Carey said: "If this conference is known by what we have said about homosexuality, then we will have failed." The resolution, however, was the beginning of an escalating crisis of unity within the Anglican Communion around the question of human sexuality, a crisis that continues. This resolution is at the heart of current divisions within the Anglican Communion on the issue. In 1999 he was one of four English bishops who expressly declined to sign the Cambridge Accord: an attempt to find agreement on affirming certain human rights of homosexuals, notwithstanding differences within the church on the morality of homosexual behaviour. In an interview with Sir David Frost in 2002 he said: "I don't believe in blessing same-sex relationships because frankly I don't know what I'm blessing."

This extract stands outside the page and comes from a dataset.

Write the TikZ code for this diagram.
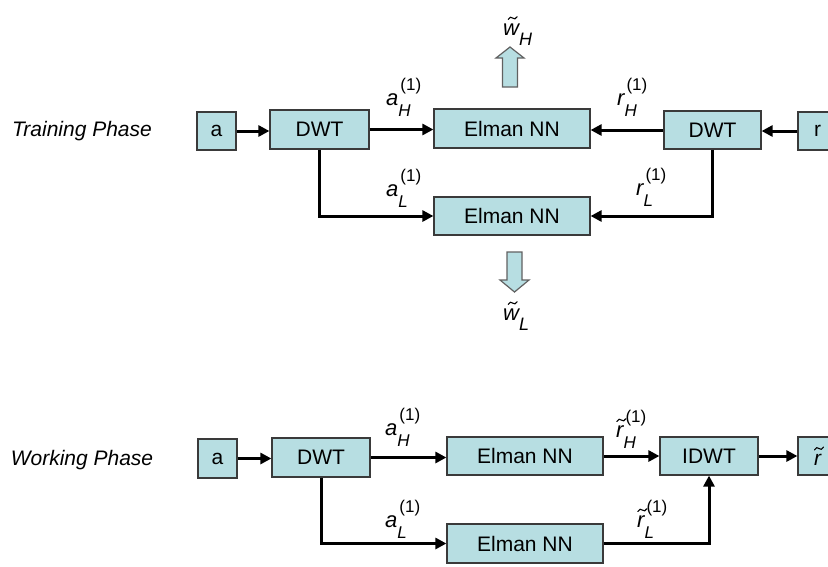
\documentclass[tikz,border=0pt]{standalone}
\usepackage{fontspec}
\setmainfont{Liberation Sans}
\usetikzlibrary{arrows.meta}
\definecolor{boxfill}{HTML}{B7DEE2}
\definecolor{boxline}{HTML}{3A3A3A}
\newcommand{\tld}[1]{\setbox0\hbox{#1}\rlap{\hbox to \wd0{\hss\kern3pt\raisebox{15pt}{\tikz[x=1pt,y=1pt]\draw[line width=1.1pt, line cap=round] (0,0) .. controls (1.5,2.6) and (3,2.8) .. (4.5,1.4) .. controls (6,0) and (7.5,0.2) .. (9,2.8);}\hss}}\box0}
\newcommand{\lab}[3]{#1\rlap{\raisebox{-11pt}{\fontsize{17}{17}\selectfont\itshape #2}}\kern2pt\raisebox{15pt}{\fontsize{17}{17}\selectfont\upshape #3}}
\newcommand{\labsub}[2]{#1\raisebox{-10pt}{\fontsize{18}{18}\selectfont\itshape #2}}
\tikzset{
  blk/.style={draw=boxline, fill=boxfill, line width=1.2pt, inner sep=0pt, font=\fontsize{21}{21}\selectfont},
  conn/.style={line width=3pt, -{Triangle[length=11pt,width=11pt]}},
  lbl/.style={inner sep=0pt, anchor=base west, font=\fontsize{22}{22}\selectfont\itshape},
  phase/.style={inner sep=0pt, font=\fontsize{21}{21}\selectfont\itshape},
  fat/.style={draw=boxline!80, fill=boxfill, line width=1.2pt, line join=miter}
}
\begin{document}
\begin{tikzpicture}[x=1pt,y=-1pt]
\useasboundingbox (0,0) rectangle (828,566);
% Training phase
\node[phase] (tp) at (82,131) {Training Phase};
\node[blk, minimum width=39pt, minimum height=38pt] (a1) at (216.5,131) {a};
\node[blk, minimum width=99pt, minimum height=39pt] (dwtA) at (319.5,129.5) {DWT};
\node[blk, minimum width=156pt, minimum height=39pt] (elA) at (512,128.5) {Elman NN};
\node[blk, minimum width=97pt, minimum height=38pt] (dwtB) at (712.5,130) {DWT};
\node[blk, minimum width=39pt, minimum height=38pt] (r1) at (817.5,131) {r};
\node[blk, minimum width=156pt, minimum height=38pt] (elB) at (512,216) {Elman NN};
\draw[conn] (a1.east) -- (a1.east -| dwtA.west);
\draw[conn] (dwtA.east) -- (dwtA.east -| elA.west);
\draw[conn] (dwtB.west) -- (dwtB.west -| elA.east);
\draw[conn] (r1.west) -- (r1.west -| dwtB.east);
\draw[conn] (dwtA.south) |- (elB.west);
\draw[conn] (dwtB.south) |- (elB.east);
\node[lbl] (laH) at (386,105) {\lab{a}{H}{(1)}};
\node[lbl] (laL) at (386,196) {\lab{a}{L}{(1)}};
\node[lbl] (lrH) at (617,105) {\lab{r}{H}{(1)}};
\node[lbl] (lrL) at (636,195) {\lab{r}{L}{(1)}};
\draw[fat] (502.5,87) -- (502.5,58) -- (496,58) -- (510,47) -- (524,58) -- (517.5,58) -- (517.5,87) -- cycle;
\draw[fat] (507,252) -- (522,252) -- (522,280) -- (529,280) -- (514.5,292) -- (500,280) -- (507,280) -- cycle;
\node[lbl] (wH) at (503,35) {\labsub{\tld{w}}{H}};
\node[lbl] (wL) at (503,320) {\labsub{\tld{w}}{L}};
% Working phase
\node[phase] (wp) at (82,460) {Working Phase};
\node[blk, minimum width=39pt, minimum height=39pt] (a2) at (217.5,458.5) {a};
\node[blk, minimum width=98pt, minimum height=39pt] (dwtC) at (321,457.5) {DWT};
\node[blk, minimum width=156pt, minimum height=38pt] (elC) at (525,456) {Elman NN};
\node[blk, minimum width=98pt, minimum height=38pt] (idwt) at (709,456) {IDWT};
\node[blk, minimum width=39pt, minimum height=38pt] (rt) at (817.5,456) {\itshape\tld{r}\hspace{10pt}};
\node[blk, minimum width=156pt, minimum height=39pt] (elD) at (525,543.5) {Elman NN};
\draw[conn] (a2.east) -- (a2.east -| dwtC.west);
\draw[conn] (dwtC.east) -- (dwtC.east -| elC.west);
\draw[conn] (elC.east) -- (elC.east -| idwt.west);
\draw[conn] (idwt.east) -- (idwt.east -| rt.west);
\draw[conn] (dwtC.south) |- (elD.west);
\draw[conn] (elD.east) -| (idwt.south);
\node[lbl] (waH) at (385,435) {\lab{a}{H}{(1)}};
\node[lbl] (waL) at (385,527) {\lab{a}{L}{(1)}};
\node[lbl] (wrH) at (616,437) {\lab{\tld{r}}{H}{(1)}};
\node[lbl] (wrL) at (637,527) {\lab{\tld{r}}{L}{(1)}};
\end{tikzpicture}
\end{document}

Carey was the first former archbishop of Canterbury to publish his memoirs, in 2004. The book, Know the Truth, mentions meetings with the Prince of Wales and Camilla Parker Bowles and his thoughts that they should marry. In 2005, they did marry in a civil ceremony; the Church carried out a blessing after civil marriage at St George's Chapel, Windsor Castle.
In 1998 Carey made a public call for the humane treatment of Augusto Pinochet, the former dictator of Chile, who was at the time in custody in the United Kingdom. Colin Brown, "Straw may release Pinochet", The Independent (London), 23 October 1998. FindArticles.com. 12 September 2006. The Sunday Times, 31 October 1999, "Carey pleads for Pinochet to be released". from a Pinochet watch website Retrieved on 12 September 2006.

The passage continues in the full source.